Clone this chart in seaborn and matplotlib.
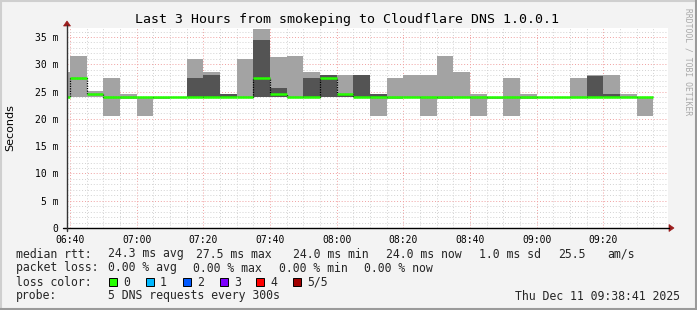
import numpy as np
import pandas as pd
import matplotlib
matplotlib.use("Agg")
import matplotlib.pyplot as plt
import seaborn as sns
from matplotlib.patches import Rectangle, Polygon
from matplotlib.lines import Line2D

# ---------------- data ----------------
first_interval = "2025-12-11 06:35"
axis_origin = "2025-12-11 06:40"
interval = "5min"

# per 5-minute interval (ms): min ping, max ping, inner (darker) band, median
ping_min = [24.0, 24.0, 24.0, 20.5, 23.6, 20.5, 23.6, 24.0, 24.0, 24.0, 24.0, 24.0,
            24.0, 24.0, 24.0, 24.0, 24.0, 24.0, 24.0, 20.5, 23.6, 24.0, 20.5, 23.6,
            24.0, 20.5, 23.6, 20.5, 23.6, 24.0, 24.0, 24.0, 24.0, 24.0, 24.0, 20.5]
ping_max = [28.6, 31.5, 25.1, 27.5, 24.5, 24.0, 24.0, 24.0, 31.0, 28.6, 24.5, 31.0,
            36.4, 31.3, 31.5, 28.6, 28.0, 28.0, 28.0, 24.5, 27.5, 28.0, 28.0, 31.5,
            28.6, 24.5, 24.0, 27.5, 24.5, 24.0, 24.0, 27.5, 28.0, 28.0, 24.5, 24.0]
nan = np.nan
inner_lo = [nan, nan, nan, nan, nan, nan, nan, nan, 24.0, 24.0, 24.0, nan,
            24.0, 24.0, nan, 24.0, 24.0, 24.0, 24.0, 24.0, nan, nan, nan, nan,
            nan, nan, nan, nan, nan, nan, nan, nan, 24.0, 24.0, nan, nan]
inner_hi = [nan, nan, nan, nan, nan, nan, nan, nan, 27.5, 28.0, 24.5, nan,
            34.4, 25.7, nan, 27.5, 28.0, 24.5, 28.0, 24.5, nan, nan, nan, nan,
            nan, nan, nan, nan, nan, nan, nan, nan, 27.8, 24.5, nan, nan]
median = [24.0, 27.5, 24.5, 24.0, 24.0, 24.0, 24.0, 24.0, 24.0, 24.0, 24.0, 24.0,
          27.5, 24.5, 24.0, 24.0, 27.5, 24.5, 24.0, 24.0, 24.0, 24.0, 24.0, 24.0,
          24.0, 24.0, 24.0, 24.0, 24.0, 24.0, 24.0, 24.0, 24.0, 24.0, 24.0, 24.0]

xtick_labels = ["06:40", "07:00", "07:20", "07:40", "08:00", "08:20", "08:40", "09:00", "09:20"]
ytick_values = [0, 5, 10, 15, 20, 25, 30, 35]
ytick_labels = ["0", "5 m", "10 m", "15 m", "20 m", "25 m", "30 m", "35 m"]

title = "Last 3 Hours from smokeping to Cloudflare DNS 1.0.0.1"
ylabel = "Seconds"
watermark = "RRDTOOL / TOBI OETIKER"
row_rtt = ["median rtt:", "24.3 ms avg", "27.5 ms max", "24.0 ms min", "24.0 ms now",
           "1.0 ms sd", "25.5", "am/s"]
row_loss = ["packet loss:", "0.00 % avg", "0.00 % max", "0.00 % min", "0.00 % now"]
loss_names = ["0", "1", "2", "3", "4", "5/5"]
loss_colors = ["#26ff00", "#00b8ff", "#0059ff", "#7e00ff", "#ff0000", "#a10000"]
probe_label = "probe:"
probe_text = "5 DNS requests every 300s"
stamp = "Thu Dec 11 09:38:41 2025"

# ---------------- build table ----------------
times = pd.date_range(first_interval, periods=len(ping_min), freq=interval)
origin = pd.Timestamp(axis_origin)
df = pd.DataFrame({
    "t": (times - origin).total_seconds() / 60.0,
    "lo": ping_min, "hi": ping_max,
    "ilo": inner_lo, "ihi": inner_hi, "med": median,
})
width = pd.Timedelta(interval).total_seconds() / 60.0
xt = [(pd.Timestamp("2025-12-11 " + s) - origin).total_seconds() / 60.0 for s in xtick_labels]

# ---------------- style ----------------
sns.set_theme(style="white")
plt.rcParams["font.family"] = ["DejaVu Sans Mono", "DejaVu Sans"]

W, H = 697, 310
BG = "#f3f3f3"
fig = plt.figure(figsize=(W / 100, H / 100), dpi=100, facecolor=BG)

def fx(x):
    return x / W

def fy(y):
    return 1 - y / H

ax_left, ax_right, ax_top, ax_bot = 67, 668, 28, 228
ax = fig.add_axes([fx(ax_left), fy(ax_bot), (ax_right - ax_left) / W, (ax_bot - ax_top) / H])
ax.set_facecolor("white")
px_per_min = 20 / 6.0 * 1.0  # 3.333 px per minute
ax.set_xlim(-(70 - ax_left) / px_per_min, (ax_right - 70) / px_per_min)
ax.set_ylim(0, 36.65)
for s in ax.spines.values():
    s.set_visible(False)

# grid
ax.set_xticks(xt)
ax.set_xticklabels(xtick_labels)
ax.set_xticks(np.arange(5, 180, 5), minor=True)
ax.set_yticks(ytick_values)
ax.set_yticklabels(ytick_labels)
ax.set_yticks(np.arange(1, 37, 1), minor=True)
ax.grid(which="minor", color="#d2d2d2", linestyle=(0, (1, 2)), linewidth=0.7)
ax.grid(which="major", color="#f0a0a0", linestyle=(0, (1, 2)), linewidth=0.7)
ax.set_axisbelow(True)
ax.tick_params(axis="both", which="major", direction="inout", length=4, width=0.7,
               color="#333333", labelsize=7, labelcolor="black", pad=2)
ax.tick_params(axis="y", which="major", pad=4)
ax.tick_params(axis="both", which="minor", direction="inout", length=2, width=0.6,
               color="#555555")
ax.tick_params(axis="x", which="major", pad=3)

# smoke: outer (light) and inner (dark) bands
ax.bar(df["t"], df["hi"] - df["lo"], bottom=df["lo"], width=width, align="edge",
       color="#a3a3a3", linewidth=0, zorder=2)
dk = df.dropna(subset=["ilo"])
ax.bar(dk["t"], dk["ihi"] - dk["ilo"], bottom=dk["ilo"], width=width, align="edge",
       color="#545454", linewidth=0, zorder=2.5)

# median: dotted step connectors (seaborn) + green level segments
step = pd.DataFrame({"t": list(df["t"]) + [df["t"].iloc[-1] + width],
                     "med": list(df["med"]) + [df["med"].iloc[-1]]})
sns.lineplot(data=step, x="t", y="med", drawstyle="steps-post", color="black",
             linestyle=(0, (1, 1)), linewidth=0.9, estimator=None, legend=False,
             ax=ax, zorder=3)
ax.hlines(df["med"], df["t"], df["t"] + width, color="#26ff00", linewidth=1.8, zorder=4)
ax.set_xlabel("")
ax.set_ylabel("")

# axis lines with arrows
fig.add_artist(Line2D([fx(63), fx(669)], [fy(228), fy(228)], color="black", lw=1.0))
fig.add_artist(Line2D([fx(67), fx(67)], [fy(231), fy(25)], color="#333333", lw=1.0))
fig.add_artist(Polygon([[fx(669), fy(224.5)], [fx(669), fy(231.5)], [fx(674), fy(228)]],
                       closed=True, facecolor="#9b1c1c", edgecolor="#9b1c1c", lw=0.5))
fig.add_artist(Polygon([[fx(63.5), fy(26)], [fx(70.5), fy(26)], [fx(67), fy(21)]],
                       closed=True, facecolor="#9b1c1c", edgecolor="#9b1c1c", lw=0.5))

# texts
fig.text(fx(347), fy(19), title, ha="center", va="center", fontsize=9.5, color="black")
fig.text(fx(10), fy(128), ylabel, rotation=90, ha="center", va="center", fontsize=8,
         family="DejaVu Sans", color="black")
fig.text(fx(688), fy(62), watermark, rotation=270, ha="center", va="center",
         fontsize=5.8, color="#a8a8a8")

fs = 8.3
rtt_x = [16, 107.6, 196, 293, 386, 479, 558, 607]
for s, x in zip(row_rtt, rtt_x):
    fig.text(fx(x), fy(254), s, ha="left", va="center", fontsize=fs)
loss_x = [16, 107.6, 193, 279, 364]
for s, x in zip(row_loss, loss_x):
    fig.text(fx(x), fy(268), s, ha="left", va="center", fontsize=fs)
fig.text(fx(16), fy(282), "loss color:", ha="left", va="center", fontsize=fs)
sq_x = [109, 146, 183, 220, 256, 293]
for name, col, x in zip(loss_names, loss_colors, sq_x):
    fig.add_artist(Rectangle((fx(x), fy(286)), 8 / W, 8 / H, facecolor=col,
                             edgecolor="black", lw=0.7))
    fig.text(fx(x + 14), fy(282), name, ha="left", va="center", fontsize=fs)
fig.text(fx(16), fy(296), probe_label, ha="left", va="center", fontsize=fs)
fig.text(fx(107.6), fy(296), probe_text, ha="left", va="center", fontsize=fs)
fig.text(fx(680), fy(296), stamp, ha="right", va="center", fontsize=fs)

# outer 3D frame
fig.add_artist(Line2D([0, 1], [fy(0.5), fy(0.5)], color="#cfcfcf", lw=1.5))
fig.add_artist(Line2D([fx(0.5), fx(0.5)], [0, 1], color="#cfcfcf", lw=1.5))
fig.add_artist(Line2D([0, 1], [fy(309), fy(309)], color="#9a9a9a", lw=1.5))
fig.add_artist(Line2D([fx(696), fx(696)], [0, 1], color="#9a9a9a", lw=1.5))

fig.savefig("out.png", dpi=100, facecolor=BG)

-.-.-

INSTRUCTIONS TO FOLLOW: Each line with the string "matplotlib" in it needs to be found and copied.

RESPONSE TO THE EXERCISE:
Clone this chart in seaborn and matplotlib.
import matplotlib
matplotlib.use("Agg")
import matplotlib.pyplot as plt
from matplotlib.patches import Rectangle, Polygon
from matplotlib.lines import Line2D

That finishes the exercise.